CYTOLOGICAL AND MOLECULAR CHARACTERIZATION OF RICE SHEATH BLIGHT PATHOGEN RHIZOCTONIA SOLANI

Authors: Jia, Yulin; SINGH, PRATIBHA - UA RREC; WANG, ZHONGHUA - UA RREC; CARTWRIGHT, RICHARD - UA RICE EXTENSION; LEE, FLEET - UA RREC; Eizenga, Georgia

Submitted to: Rice Technical Working Group Meeting Proceedings
Publication Type: Abstract Only
Publication Acceptance Date: 2/24/2002
Publication Date: N/A
Citation: N/A

Interpretive Summary:

Technical Abstract: Rice sheath blight, caused by the fungal pathogen Rhizoctonia solani (AG1- IA), is an economically important disease in the United States. The pathogen has a broad host range and no complete resistance genes have been identified from cultivated rice. To identify the sheath blight resistance gene(s) an extensive cytological and molecular characterization of the pathogen has been initiated.

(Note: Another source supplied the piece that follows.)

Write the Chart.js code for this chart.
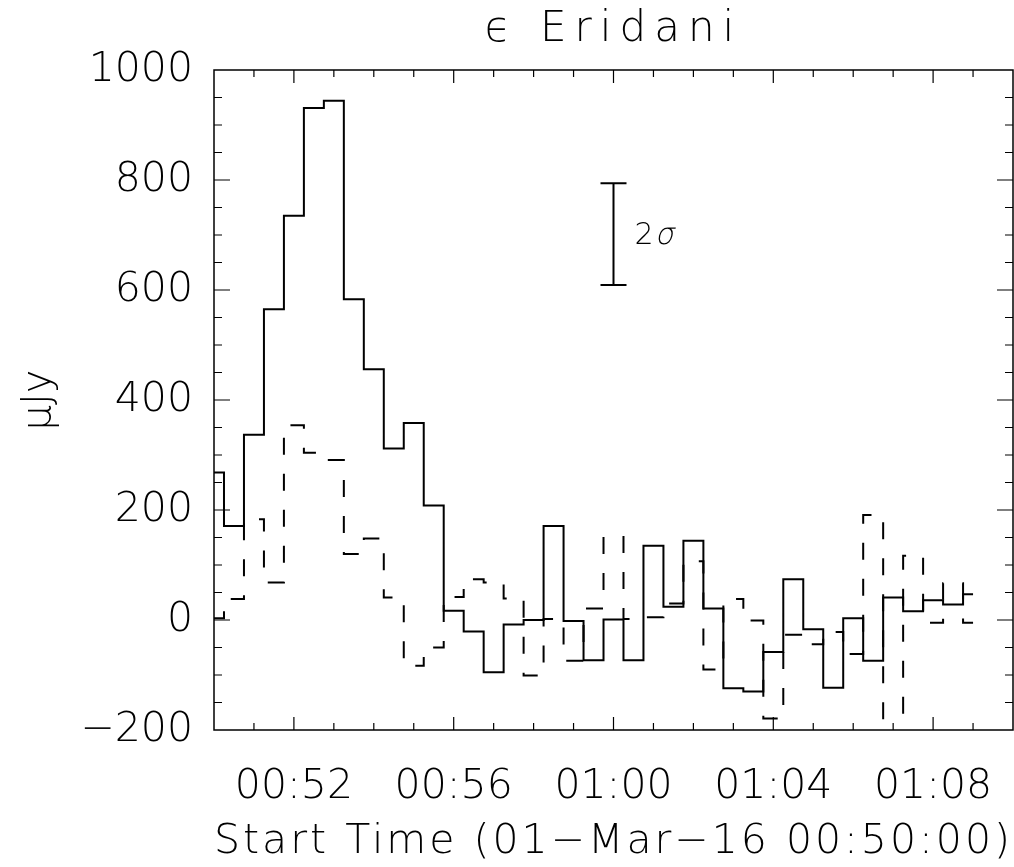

A side range of pathogen isolates was collected from rice, barnyardgrass and corn from the state of Arkansas. To facilitate the molecular analysis a differential cultivar screening technique was developed using an in vitro seedling infection with R. solani. The cultural characteristics, anastomosis grouping and infection structure formation of the pathogen were analyzed DNA primers from unique regions within the ribosomal DNA (rDNA) transcribed spacer have been used for a phylogenetic analysis of the selected isolates. Polymerase chain reaction 9PCR) has been used to amplify the fungal genomic DNA using rDNA specific primers. The sequences of amplified PCR products have been determined using ABI-PRISM BigDyeTM Terminator Cycle Sequencing on ABI 377. Three individual transformants from each isolate have been sequenced from both directions using T7 and SP6 primers. Resulting sequences have been confirmed using another set of M13 (forward/reverse) primers. The sequence data have been analyzed using InforMax Vector NTI Suite system. A phylogenetic relationship of R. solani isolates that threaten the U.S. rice industry was determined. The preliminary data provide a better understanding of the molecular evolution of the sheath blight pathogen and this information will be useful in exploring the way to engineer a novel resistance.